■ SET TASK ■
Drop every picture, then transcribe the remaining data exactly.
** begin SOURCE EXCERPT **
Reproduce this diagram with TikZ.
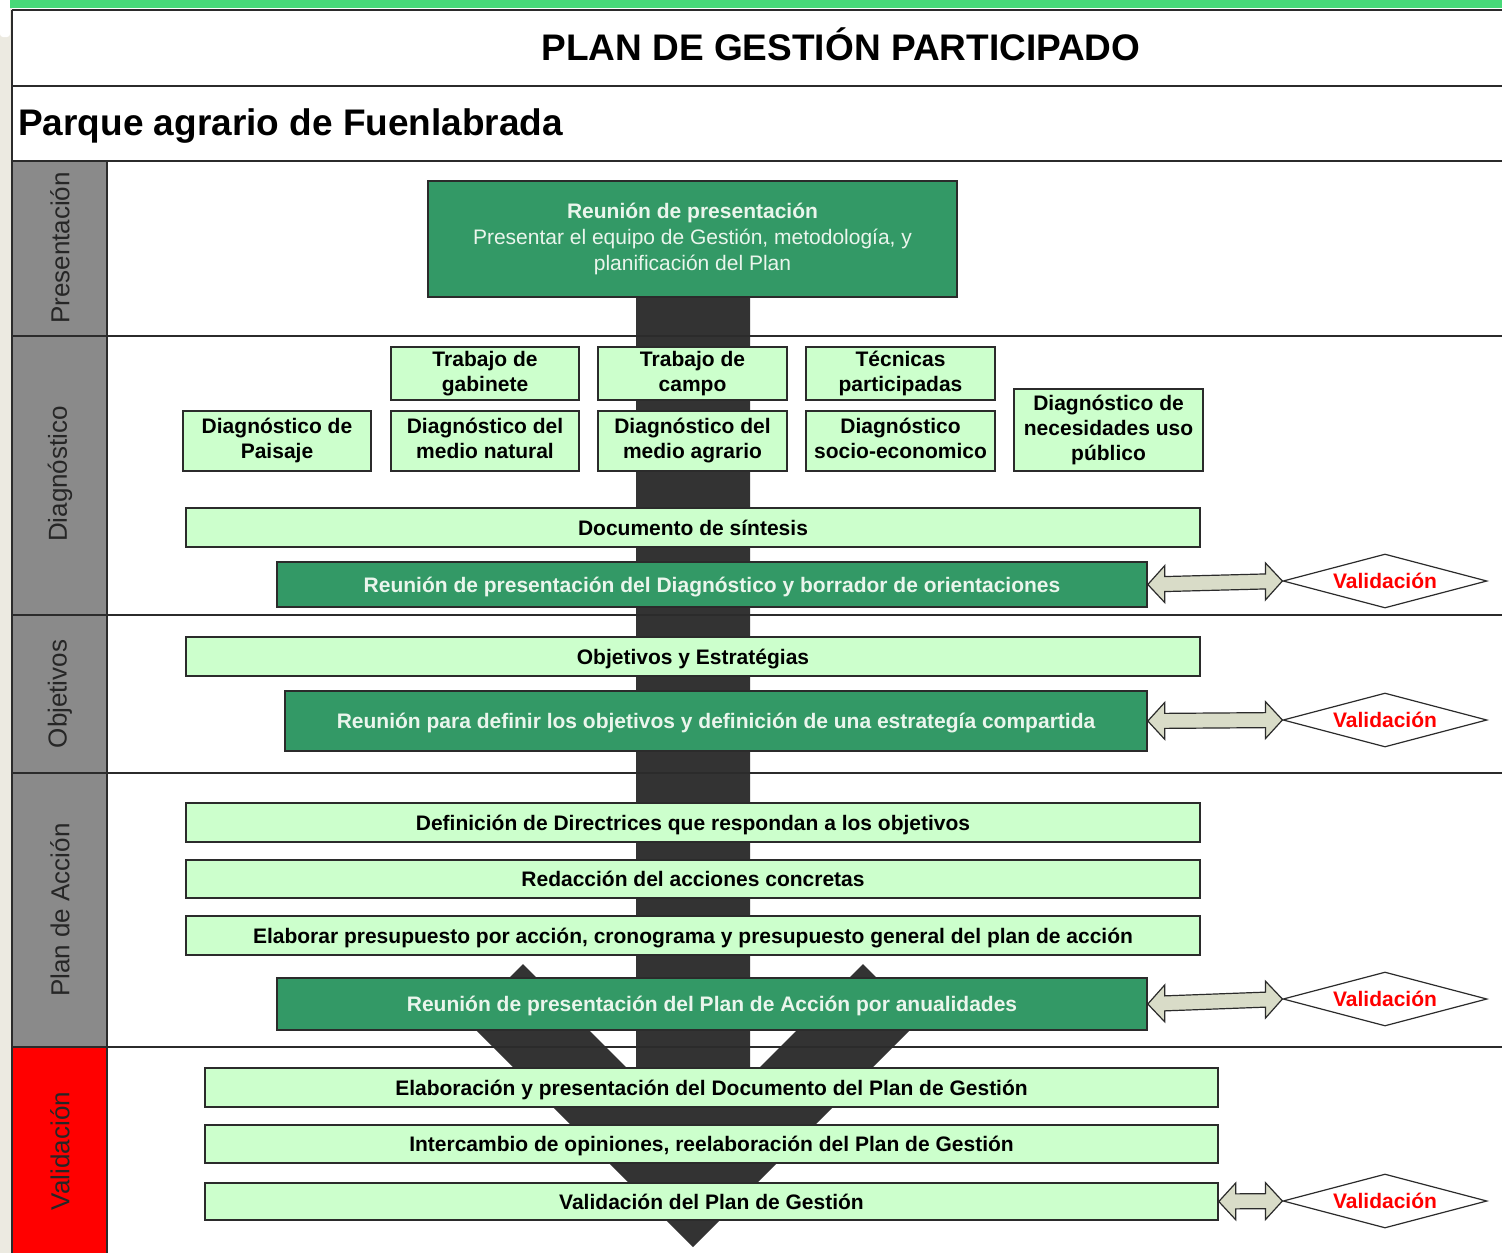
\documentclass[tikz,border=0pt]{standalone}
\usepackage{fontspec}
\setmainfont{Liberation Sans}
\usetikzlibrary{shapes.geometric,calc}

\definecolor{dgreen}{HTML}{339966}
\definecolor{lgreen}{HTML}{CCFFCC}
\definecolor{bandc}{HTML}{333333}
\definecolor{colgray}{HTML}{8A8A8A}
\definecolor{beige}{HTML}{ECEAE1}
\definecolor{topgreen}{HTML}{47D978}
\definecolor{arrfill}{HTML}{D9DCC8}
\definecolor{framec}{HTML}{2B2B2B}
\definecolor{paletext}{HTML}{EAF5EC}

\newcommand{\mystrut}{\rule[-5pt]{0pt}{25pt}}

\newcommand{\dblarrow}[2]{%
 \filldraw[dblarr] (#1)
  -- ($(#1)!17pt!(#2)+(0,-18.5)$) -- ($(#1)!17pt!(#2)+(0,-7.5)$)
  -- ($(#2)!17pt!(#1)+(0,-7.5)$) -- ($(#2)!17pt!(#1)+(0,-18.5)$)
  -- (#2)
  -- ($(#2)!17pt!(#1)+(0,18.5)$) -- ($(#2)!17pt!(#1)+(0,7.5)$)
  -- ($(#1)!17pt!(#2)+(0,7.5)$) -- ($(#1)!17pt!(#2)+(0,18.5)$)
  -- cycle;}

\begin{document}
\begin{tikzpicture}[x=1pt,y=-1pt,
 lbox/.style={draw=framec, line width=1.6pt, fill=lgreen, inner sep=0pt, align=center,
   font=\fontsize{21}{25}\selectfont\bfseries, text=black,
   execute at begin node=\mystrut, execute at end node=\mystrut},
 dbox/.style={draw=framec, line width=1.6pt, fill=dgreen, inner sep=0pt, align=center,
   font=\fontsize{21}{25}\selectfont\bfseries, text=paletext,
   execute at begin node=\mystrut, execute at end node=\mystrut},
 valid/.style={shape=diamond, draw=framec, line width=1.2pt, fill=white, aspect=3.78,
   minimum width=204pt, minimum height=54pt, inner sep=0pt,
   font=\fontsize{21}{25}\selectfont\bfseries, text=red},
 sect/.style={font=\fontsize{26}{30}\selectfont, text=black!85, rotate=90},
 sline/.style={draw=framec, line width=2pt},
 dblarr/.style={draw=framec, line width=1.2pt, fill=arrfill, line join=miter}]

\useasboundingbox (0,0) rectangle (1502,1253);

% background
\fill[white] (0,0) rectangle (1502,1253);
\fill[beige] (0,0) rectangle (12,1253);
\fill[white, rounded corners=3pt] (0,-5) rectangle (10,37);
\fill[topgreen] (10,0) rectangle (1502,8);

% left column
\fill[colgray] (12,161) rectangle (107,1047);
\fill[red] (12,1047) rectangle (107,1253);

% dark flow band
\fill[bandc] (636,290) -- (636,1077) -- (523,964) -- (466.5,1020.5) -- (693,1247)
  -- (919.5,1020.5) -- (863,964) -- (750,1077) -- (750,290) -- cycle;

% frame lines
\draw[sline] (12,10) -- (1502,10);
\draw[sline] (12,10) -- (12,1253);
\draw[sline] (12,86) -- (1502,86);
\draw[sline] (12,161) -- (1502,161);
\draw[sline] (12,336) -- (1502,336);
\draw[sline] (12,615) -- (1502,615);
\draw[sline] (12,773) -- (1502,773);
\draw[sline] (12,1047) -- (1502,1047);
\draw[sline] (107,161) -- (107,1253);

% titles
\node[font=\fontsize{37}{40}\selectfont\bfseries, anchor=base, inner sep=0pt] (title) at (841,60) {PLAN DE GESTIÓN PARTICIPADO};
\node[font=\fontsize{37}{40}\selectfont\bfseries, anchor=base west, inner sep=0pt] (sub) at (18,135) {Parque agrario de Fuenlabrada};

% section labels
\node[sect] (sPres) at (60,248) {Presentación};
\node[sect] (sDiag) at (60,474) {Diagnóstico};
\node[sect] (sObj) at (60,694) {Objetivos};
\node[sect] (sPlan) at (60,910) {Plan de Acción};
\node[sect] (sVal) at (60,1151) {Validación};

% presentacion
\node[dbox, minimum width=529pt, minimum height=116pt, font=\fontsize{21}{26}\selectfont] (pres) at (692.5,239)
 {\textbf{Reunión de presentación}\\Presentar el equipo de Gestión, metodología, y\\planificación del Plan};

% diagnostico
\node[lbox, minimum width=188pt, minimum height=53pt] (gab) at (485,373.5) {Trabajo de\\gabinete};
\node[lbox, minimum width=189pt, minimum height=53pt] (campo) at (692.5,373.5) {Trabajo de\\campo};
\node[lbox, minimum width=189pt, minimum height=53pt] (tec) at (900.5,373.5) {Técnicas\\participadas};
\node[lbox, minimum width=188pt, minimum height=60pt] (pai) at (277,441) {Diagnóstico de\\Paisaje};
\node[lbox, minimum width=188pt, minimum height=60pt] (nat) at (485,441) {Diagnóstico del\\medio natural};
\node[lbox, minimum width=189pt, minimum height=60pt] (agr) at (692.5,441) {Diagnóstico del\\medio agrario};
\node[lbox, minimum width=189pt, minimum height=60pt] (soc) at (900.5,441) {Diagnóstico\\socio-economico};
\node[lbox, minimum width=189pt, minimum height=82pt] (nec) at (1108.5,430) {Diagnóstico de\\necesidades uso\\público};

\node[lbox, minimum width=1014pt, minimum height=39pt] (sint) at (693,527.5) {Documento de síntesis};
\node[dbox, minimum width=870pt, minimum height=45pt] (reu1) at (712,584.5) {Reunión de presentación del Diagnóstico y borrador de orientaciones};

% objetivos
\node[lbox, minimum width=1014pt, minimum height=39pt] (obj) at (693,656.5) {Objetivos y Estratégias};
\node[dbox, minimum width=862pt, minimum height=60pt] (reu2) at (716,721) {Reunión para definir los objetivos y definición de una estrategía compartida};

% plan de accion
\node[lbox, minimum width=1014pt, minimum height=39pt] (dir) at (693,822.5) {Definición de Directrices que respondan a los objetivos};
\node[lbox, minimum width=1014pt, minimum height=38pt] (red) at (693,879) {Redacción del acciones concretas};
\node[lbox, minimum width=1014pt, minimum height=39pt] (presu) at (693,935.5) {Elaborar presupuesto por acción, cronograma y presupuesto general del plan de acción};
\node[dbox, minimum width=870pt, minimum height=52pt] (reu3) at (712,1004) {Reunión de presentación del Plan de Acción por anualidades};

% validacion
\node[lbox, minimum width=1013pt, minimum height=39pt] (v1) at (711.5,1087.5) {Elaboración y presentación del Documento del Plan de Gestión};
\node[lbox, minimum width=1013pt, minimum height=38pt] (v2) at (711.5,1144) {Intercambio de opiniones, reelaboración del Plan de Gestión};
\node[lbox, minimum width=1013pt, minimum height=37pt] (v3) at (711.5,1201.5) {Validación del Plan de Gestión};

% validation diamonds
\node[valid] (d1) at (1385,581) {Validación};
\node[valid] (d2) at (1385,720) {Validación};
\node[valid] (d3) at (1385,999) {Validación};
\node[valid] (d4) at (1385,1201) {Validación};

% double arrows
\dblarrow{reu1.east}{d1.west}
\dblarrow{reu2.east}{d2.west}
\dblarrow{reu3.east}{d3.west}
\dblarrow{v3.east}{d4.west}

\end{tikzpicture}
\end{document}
** end SOURCE EXCERPT **
■ PROBLEM SOLUTION ■
Reproduce this diagram with TikZ.
\documentclass[tikz,border=0pt]{standalone}
\usepackage{fontspec}
\setmainfont{Liberation Sans}
\usetikzlibrary{shapes.geometric,calc}

\definecolor{dgreen}{HTML}{339966}
\definecolor{lgreen}{HTML}{CCFFCC}
\definecolor{bandc}{HTML}{333333}
\definecolor{colgray}{HTML}{8A8A8A}
\definecolor{beige}{HTML}{ECEAE1}
\definecolor{topgreen}{HTML}{47D978}
\definecolor{arrfill}{HTML}{D9DCC8}
\definecolor{framec}{HTML}{2B2B2B}
\definecolor{paletext}{HTML}{EAF5EC}

\newcommand{\mystrut}{\rule[-5pt]{0pt}{25pt}}

\newcommand{\dblarrow}[2]{%
 \filldraw[dblarr] (#1)
  -- ($(#1)!17pt!(#2)+(0,-18.5)$) -- ($(#1)!17pt!(#2)+(0,-7.5)$)
  -- ($(#2)!17pt!(#1)+(0,-7.5)$) -- ($(#2)!17pt!(#1)+(0,-18.5)$)
  -- (#2)
  -- ($(#2)!17pt!(#1)+(0,18.5)$) -- ($(#2)!17pt!(#1)+(0,7.5)$)
  -- ($(#1)!17pt!(#2)+(0,7.5)$) -- ($(#1)!17pt!(#2)+(0,18.5)$)
  -- cycle;}

\begin{document}
\begin{tikzpicture}[x=1pt,y=-1pt,
 lbox/.style={draw=framec, line width=1.6pt, fill=lgreen, inner sep=0pt, align=center,
   font=\fontsize{21}{25}\selectfont\bfseries, text=black,
   execute at begin node=\mystrut, execute at end node=\mystrut},
 dbox/.style={draw=framec, line width=1.6pt, fill=dgreen, inner sep=0pt, align=center,
   font=\fontsize{21}{25}\selectfont\bfseries, text=paletext,
   execute at begin node=\mystrut, execute at end node=\mystrut},
 valid/.style={shape=diamond, draw=framec, line width=1.2pt, fill=white, aspect=3.78,
   minimum width=204pt, minimum height=54pt, inner sep=0pt,
   font=\fontsize{21}{25}\selectfont\bfseries, text=red},
 sect/.style={font=\fontsize{26}{30}\selectfont, text=black!85, rotate=90},
 sline/.style={draw=framec, line width=2pt},
 dblarr/.style={draw=framec, line width=1.2pt, fill=arrfill, line join=miter}]

\useasboundingbox (0,0) rectangle (1502,1253);

% background
\fill[white] (0,0) rectangle (1502,1253);
\fill[beige] (0,0) rectangle (12,1253);
\fill[white, rounded corners=3pt] (0,-5) rectangle (10,37);
\fill[topgreen] (10,0) rectangle (1502,8);

% left column
\fill[colgray] (12,161) rectangle (107,1047);
\fill[red] (12,1047) rectangle (107,1253);

% dark flow band
\fill[bandc] (636,290) -- (636,1077) -- (523,964) -- (466.5,1020.5) -- (693,1247)
  -- (919.5,1020.5) -- (863,964) -- (750,1077) -- (750,290) -- cycle;

% frame lines
\draw[sline] (12,10) -- (1502,10);
\draw[sline] (12,10) -- (12,1253);
\draw[sline] (12,86) -- (1502,86);
\draw[sline] (12,161) -- (1502,161);
\draw[sline] (12,336) -- (1502,336);
\draw[sline] (12,615) -- (1502,615);
\draw[sline] (12,773) -- (1502,773);
\draw[sline] (12,1047) -- (1502,1047);
\draw[sline] (107,161) -- (107,1253);

% titles
\node[font=\fontsize{37}{40}\selectfont\bfseries, anchor=base, inner sep=0pt] (title) at (841,60) {PLAN DE GESTIÓN PARTICIPADO};
\node[font=\fontsize{37}{40}\selectfont\bfseries, anchor=base west, inner sep=0pt] (sub) at (18,135) {Parque agrario de Fuenlabrada};

% section labels
\node[sect] (sPres) at (60,248) {Presentación};
\node[sect] (sDiag) at (60,474) {Diagnóstico};
\node[sect] (sObj) at (60,694) {Objetivos};
\node[sect] (sPlan) at (60,910) {Plan de Acción};
\node[sect] (sVal) at (60,1151) {Validación};

% presentacion
\node[dbox, minimum width=529pt, minimum height=116pt, font=\fontsize{21}{26}\selectfont] (pres) at (692.5,239)
 {\textbf{Reunión de presentación}\\Presentar el equipo de Gestión, metodología, y\\planificación del Plan};

% diagnostico
\node[lbox, minimum width=188pt, minimum height=53pt] (gab) at (485,373.5) {Trabajo de\\gabinete};
\node[lbox, minimum width=189pt, minimum height=53pt] (campo) at (692.5,373.5) {Trabajo de\\campo};
\node[lbox, minimum width=189pt, minimum height=53pt] (tec) at (900.5,373.5) {Técnicas\\participadas};
\node[lbox, minimum width=188pt, minimum height=60pt] (pai) at (277,441) {Diagnóstico de\\Paisaje};
\node[lbox, minimum width=188pt, minimum height=60pt] (nat) at (485,441) {Diagnóstico del\\medio natural};
\node[lbox, minimum width=189pt, minimum height=60pt] (agr) at (692.5,441) {Diagnóstico del\\medio agrario};
\node[lbox, minimum width=189pt, minimum height=60pt] (soc) at (900.5,441) {Diagnóstico\\socio-economico};
\node[lbox, minimum width=189pt, minimum height=82pt] (nec) at (1108.5,430) {Diagnóstico de\\necesidades uso\\público};

\node[lbox, minimum width=1014pt, minimum height=39pt] (sint) at (693,527.5) {Documento de síntesis};
\node[dbox, minimum width=870pt, minimum height=45pt] (reu1) at (712,584.5) {Reunión de presentación del Diagnóstico y borrador de orientaciones};

% objetivos
\node[lbox, minimum width=1014pt, minimum height=39pt] (obj) at (693,656.5) {Objetivos y Estratégias};
\node[dbox, minimum width=862pt, minimum height=60pt] (reu2) at (716,721) {Reunión para definir los objetivos y definición de una estrategía compartida};

% plan de accion
\node[lbox, minimum width=1014pt, minimum height=39pt] (dir) at (693,822.5) {Definición de Directrices que respondan a los objetivos};
\node[lbox, minimum width=1014pt, minimum height=38pt] (red) at (693,879) {Redacción del acciones concretas};
\node[lbox, minimum width=1014pt, minimum height=39pt] (presu) at (693,935.5) {Elaborar presupuesto por acción, cronograma y presupuesto general del plan de acción};
\node[dbox, minimum width=870pt, minimum height=52pt] (reu3) at (712,1004) {Reunión de presentación del Plan de Acción por anualidades};

% validacion
\node[lbox, minimum width=1013pt, minimum height=39pt] (v1) at (711.5,1087.5) {Elaboración y presentación del Documento del Plan de Gestión};
\node[lbox, minimum width=1013pt, minimum height=38pt] (v2) at (711.5,1144) {Intercambio de opiniones, reelaboración del Plan de Gestión};
\node[lbox, minimum width=1013pt, minimum height=37pt] (v3) at (711.5,1201.5) {Validación del Plan de Gestión};

% validation diamonds
\node[valid] (d1) at (1385,581) {Validación};
\node[valid] (d2) at (1385,720) {Validación};
\node[valid] (d3) at (1385,999) {Validación};
\node[valid] (d4) at (1385,1201) {Validación};

% double arrows
\dblarrow{reu1.east}{d1.west}
\dblarrow{reu2.east}{d2.west}
\dblarrow{reu3.east}{d3.west}
\dblarrow{v3.east}{d4.west}

\end{tikzpicture}
\end{document}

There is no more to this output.